→ Dataset section
━━━━━━━━━━

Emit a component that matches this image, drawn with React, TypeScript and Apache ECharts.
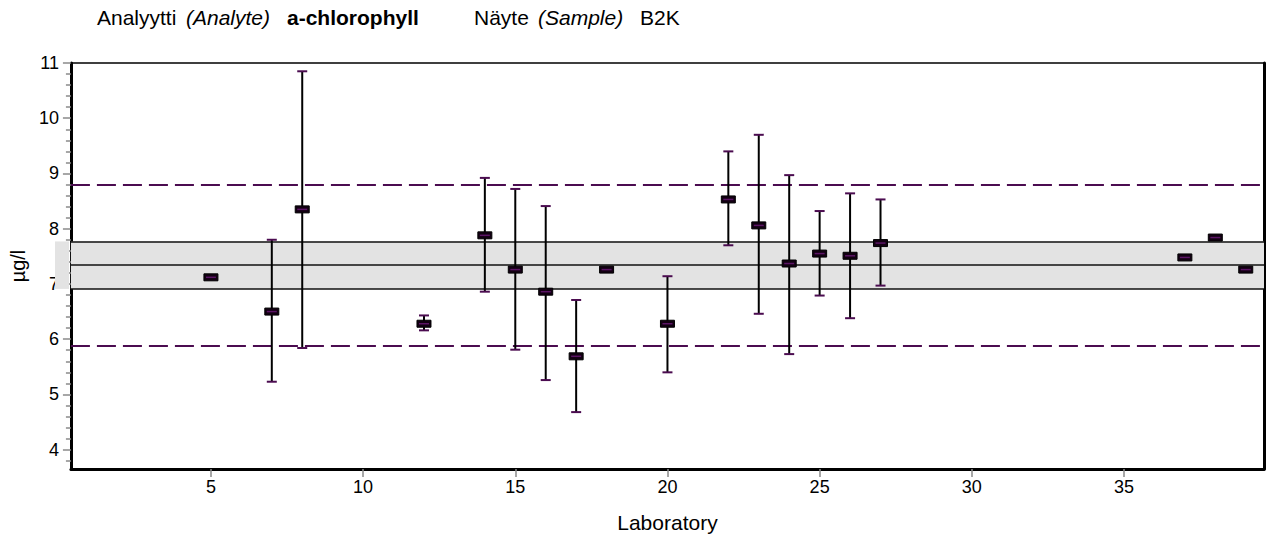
import React, { useEffect, useRef } from "react";
import * as echarts from "echarts";

const labs = [5, 7, 8, 12, 14, 15, 16, 17, 18, 20, 22, 23, 24, 25, 26, 27, 37, 38, 39];
const means = [7.12, 6.5, 8.35, 6.28, 7.88, 7.26, 6.86, 5.69, 7.26, 6.28, 8.53, 8.06, 7.37, 7.55, 7.51, 7.74, 7.48, 7.84, 7.26];
const lows: (number | null)[] = [null, 5.23, 5.84, 6.16, 6.86, 5.81, 5.26, 4.68, null, 5.4, 7.7, 6.46, 5.73, 6.79, 6.38, 6.97, null, null, null];
const highs: (number | null)[] = [null, 7.8, 10.85, 6.43, 8.92, 8.72, 8.41, 6.71, null, 7.14, 9.4, 9.7, 8.97, 8.32, 8.64, 8.53, null, null, null];

const assignedValue = 7.34;
const bandLow = 6.91;
const bandHigh = 7.77;
const limitLow = 5.89;
const limitHigh = 8.8;

const xTicks = [5, 10, 15, 20, 25, 30, 35];
const yMajorTicks = [4, 5, 6, 7, 8, 9, 10, 11];
const yMinorTicks = [3.8, 4.2, 4.4, 4.6, 4.8, 5.2, 5.4, 5.6, 5.8, 6.2, 6.4, 6.6, 6.8, 7.2, 7.4, 7.6, 7.8, 8.2, 8.4, 8.6, 8.8, 9.2, 9.4, 9.6, 9.8, 10.2, 10.4, 10.6, 10.8];

const FONT = "'Liberation Sans', Arial, sans-serif";
const PURPLE = "#4b0c50";

export default function App() {
  const ref = useRef<HTMLDivElement>(null);

  useEffect(() => {
    if (!ref.current) return;
    const chart = echarts.init(ref.current, undefined, { renderer: "svg" });

    const titleParts = [
      { text: "Analyytti", x: 97, font: "normal", weight: "normal" },
      { text: "(Analyte)", x: 186, font: "italic", weight: "normal" },
      { text: "a-chlorophyll", x: 287, font: "normal", weight: "bold" },
      { text: "Näyte", x: 474, font: "normal", weight: "normal" },
      { text: "(Sample)", x: 538, font: "italic", weight: "normal" },
      { text: "B2K", x: 640, font: "normal", weight: "normal" },
    ];

    const option: any = {
      animation: false,
      backgroundColor: "#fff",
      grid: {
        left: 70,
        right: 4,
        top: 63,
        bottom: 69,
        show: true,
        borderColor: "#000",
        borderWidth: 1.5,
        backgroundColor: "transparent",
      },
      xAxis: {
        type: "value",
        min: 0.4,
        max: 39.6,
        axisLine: { show: true, onZero: false, lineStyle: { color: "#000", width: 3 } },
        axisTick: { show: true, customValues: xTicks, length: 8, lineStyle: { color: "#8a8a8a", width: 1.5 } },
        axisLabel: { customValues: xTicks, fontSize: 18, color: "#000", margin: 9, fontFamily: FONT },
        splitLine: { show: false },
        name: "Laboratory",
        nameLocation: "middle",
        nameGap: 43,
        nameTextStyle: { fontSize: 21, color: "#000", fontFamily: FONT },
      },
      yAxis: [
        {
          type: "value",
          min: 3.65,
          max: 11,
          position: "left",
          axisLine: { show: true, onZero: false, lineStyle: { color: "#000", width: 3 } },
          axisTick: { show: true, customValues: yMajorTicks, length: 8, lineStyle: { color: "#8a8a8a", width: 1.5 } },
          axisLabel: { customValues: yMajorTicks, fontSize: 18, color: "#000", margin: 12, fontFamily: FONT },
          splitLine: { show: false },
          name: "µg/l",
          nameLocation: "middle",
          nameGap: 42,
          nameTextStyle: { fontSize: 20, color: "#000", fontFamily: FONT },
        },
        {
          type: "value",
          min: 3.65,
          max: 11,
          position: "left",
          axisLine: { show: false },
          axisTick: { show: true, customValues: yMinorTicks, length: 5, lineStyle: { color: "#8a8a8a", width: 1.5 } },
          axisLabel: { show: false },
          splitLine: { show: false },
        },
        {
          type: "value",
          min: 3.65,
          max: 11,
          position: "right",
          axisLine: { show: true, onZero: false, lineStyle: { color: "#000", width: 3 } },
          axisTick: { show: false },
          axisLabel: { show: false },
          splitLine: { show: false },
        },
      ],
      series: [
        {
          type: "line",
          data: [],
          z: 1,
          silent: true,
          markArea: {
            silent: true,
            itemStyle: { color: "#e3e3e3" },
            data: [[{ yAxis: bandLow }, { yAxis: bandHigh }]],
          },
          markLine: {
            silent: true,
            symbol: "none",
            label: { show: false },
            data: [
              { yAxis: limitHigh, lineStyle: { type: [19, 7], color: PURPLE, width: 2 } },
              { yAxis: limitLow, lineStyle: { type: [19, 7], color: PURPLE, width: 2 } },
              { yAxis: bandHigh, lineStyle: { type: "solid", color: "#111", width: 1.5 } },
              { yAxis: assignedValue, lineStyle: { type: "solid", color: "#111", width: 1.5 } },
              { yAxis: bandLow, lineStyle: { type: "solid", color: "#111", width: 1.5 } },
            ],
          },
        },
        {
          type: "custom",
          z: 5,
          data: labs.map((l, i) => [l, means[i]]),
          renderItem: (params: any, api: any) => {
            const i = params.dataIndex;
            const c = api.coord([api.value(0), api.value(1)]);
            const children: any[] = [];
            const lo = lows[i];
            const hi = highs[i];
            if (lo != null && hi != null) {
              const pl = api.coord([api.value(0), lo]);
              const ph = api.coord([api.value(0), hi]);
              children.push({
                type: "line",
                shape: { x1: c[0], y1: ph[1], x2: c[0], y2: pl[1] },
                style: { stroke: "#000", lineWidth: 2 },
              });
              [ph[1], pl[1]].forEach((yy) => {
                children.push({
                  type: "line",
                  shape: { x1: c[0] - 5, y1: yy, x2: c[0] + 5, y2: yy },
                  style: { stroke: PURPLE, lineWidth: 2 },
                });
              });
            }
            children.push({
              type: "rect",
              shape: { x: c[0] - 7, y: c[1] - 3.5, width: 14, height: 7 },
              style: { fill: "#120012", stroke: "#000", lineWidth: 1 },
            });
            children.push({
              type: "line",
              shape: { x1: c[0] - 5, y1: c[1], x2: c[0] + 5, y2: c[1] },
              style: { stroke: "#5c1466", lineWidth: 1.5 },
            });
            return { type: "group", children };
          },
        },
      ],
      graphic: titleParts.map((p) => ({
        type: "text",
        left: p.x,
        top: 7,
        style: {
          text: p.text,
          fontSize: 21,
          fontFamily: FONT,
          fontStyle: p.font,
          fontWeight: p.weight,
          fill: "#000",
        },
      })),
    };

    chart.setOption(option);

    const yTop = chart.convertToPixel({ yAxisIndex: 0 }, bandHigh) as number;
    const yBot = chart.convertToPixel({ yAxisIndex: 0 }, bandLow) as number;
    chart.setOption({
      graphic: [
        ...option.graphic,
        {
          type: "rect",
          z: 100,
          shape: { x: 55, y: yTop, width: 14, height: yBot - yTop },
          style: { fill: "#e3e3e3" },
        },
      ],
    });

    return () => chart.dispose();
  }, []);

  return (
    <div
      ref={ref}
      style={{ position: "absolute", left: 0, top: 0, width: 1268, height: 538 }}
    />
  );
}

━━━━━━━━━━

Leave the pictures out and reproduce exactly the lines from the top of the listing above through the line with "import * as".

Emit a component that matches this image, drawn with React, TypeScript and Apache ECharts.
import React, { useEffect, useRef } from "react";
import * as echarts from "echarts";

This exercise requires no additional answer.